# [Task requirements]
Extract, in full, the lines below, beginning at the first and ending with the line that contains "import plotly.graph_objects as go". Pictures do not belong in the copy.

# [Data lines]

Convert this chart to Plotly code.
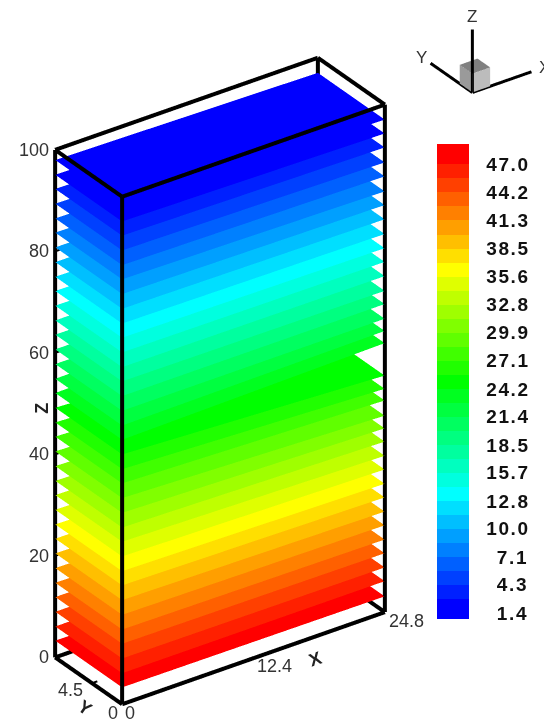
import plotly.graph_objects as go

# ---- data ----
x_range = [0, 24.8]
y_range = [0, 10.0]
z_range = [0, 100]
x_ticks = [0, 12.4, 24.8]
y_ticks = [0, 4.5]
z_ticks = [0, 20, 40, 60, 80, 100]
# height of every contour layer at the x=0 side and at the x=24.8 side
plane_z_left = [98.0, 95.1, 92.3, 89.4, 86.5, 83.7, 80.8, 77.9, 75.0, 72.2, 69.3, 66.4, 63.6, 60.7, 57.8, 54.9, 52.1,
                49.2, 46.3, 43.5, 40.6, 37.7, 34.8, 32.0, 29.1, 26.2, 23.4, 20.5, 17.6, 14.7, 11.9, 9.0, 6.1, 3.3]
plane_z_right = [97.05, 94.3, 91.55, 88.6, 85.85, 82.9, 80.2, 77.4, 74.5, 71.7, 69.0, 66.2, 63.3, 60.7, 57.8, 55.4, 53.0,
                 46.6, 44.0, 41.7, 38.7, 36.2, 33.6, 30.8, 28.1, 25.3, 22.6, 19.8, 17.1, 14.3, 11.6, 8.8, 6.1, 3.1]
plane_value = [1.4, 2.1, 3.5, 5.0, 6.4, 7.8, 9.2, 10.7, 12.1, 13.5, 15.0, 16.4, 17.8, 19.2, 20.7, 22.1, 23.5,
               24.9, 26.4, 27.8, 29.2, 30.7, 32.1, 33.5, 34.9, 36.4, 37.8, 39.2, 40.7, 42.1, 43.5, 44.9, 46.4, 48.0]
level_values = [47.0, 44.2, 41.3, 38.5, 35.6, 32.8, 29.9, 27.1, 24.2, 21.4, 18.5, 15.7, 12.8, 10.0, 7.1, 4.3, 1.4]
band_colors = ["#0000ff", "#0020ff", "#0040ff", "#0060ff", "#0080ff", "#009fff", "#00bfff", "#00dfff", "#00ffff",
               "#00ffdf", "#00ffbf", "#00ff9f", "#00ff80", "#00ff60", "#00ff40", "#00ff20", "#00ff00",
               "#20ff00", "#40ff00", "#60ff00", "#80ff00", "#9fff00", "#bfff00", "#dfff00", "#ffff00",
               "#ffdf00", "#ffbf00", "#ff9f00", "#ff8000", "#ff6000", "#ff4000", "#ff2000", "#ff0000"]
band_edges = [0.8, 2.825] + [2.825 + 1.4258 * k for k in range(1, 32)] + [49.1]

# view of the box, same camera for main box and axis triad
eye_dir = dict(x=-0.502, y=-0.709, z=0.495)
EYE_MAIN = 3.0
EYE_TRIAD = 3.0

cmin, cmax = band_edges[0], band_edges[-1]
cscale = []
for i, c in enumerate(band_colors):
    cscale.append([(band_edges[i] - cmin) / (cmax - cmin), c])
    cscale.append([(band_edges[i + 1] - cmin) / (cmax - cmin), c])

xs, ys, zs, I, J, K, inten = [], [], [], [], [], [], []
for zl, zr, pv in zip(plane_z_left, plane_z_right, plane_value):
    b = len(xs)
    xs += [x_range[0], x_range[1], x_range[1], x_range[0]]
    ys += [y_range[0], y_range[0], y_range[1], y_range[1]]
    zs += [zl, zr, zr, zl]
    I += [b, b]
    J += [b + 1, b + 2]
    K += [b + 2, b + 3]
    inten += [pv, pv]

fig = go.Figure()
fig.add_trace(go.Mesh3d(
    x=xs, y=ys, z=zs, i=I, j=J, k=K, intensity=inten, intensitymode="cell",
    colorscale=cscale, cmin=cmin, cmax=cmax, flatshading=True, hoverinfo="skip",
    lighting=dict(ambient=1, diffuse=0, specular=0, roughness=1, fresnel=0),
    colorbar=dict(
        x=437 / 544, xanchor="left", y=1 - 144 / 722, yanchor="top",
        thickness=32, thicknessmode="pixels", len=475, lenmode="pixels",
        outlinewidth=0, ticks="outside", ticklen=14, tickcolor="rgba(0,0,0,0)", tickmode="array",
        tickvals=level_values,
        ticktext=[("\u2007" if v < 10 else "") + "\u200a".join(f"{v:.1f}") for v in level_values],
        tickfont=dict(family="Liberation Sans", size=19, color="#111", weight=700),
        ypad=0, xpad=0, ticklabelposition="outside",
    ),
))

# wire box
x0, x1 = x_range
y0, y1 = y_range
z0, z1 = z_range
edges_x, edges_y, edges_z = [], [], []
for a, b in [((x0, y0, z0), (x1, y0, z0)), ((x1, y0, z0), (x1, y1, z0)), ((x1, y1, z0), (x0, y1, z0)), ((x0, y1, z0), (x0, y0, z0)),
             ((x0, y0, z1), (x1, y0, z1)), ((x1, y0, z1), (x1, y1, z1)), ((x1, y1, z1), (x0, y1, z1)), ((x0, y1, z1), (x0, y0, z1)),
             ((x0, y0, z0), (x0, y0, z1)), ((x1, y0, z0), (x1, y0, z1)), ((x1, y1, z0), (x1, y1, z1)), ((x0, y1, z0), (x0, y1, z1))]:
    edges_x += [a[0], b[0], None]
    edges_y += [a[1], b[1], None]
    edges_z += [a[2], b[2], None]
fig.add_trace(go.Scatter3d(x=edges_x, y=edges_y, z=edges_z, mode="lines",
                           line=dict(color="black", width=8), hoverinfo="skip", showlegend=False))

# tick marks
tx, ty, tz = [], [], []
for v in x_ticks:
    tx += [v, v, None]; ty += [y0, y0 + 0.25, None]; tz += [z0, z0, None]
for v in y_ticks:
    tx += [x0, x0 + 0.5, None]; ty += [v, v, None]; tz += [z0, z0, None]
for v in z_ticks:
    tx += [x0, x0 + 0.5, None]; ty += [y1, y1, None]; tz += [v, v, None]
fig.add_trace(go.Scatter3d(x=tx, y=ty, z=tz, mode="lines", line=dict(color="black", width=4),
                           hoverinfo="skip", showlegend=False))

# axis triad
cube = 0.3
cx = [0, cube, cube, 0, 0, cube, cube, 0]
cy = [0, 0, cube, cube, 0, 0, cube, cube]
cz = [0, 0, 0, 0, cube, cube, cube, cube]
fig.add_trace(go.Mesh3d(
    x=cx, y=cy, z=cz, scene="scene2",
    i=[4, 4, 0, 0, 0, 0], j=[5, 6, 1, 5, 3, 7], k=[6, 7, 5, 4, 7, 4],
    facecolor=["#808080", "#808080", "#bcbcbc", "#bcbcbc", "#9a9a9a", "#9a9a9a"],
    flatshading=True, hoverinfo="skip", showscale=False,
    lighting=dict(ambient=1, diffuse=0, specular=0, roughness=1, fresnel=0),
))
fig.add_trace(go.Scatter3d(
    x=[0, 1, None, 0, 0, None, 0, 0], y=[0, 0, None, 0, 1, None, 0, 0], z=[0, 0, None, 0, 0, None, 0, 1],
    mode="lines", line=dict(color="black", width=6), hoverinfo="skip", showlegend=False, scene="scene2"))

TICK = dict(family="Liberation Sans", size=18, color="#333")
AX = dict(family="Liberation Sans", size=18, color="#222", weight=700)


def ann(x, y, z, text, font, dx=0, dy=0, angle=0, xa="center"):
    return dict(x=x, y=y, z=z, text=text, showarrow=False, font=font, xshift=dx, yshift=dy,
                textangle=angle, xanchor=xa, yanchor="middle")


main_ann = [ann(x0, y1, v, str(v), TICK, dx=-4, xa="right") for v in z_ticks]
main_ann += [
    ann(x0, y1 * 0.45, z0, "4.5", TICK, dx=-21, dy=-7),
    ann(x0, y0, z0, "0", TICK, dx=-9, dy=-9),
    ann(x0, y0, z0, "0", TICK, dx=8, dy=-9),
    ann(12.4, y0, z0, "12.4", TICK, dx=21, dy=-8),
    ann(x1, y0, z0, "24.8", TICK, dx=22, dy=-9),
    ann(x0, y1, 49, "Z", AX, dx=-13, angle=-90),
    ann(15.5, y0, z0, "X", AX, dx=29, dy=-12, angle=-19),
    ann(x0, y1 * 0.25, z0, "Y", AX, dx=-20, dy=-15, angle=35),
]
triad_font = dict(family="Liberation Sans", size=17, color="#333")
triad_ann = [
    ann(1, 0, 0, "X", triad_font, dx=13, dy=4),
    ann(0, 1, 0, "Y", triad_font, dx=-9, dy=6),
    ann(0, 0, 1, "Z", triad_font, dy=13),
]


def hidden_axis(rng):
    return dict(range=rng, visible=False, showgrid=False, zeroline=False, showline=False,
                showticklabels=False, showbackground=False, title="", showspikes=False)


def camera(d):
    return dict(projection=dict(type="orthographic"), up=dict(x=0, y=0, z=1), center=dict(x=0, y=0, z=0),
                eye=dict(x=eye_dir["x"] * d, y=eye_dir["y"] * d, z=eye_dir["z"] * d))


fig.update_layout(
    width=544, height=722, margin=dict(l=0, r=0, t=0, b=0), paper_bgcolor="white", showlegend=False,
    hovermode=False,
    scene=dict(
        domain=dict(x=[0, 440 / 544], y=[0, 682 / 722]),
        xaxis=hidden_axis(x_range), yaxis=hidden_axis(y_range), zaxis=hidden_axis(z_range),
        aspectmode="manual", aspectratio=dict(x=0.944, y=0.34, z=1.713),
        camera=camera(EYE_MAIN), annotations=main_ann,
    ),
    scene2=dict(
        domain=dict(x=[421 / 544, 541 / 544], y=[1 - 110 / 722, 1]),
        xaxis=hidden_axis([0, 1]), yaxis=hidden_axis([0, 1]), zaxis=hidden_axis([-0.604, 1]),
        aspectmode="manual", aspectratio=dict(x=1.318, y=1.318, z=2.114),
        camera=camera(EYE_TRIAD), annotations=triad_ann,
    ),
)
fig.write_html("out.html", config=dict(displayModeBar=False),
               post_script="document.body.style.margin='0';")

# [Response]
Convert this chart to Plotly code.
import plotly.graph_objects as go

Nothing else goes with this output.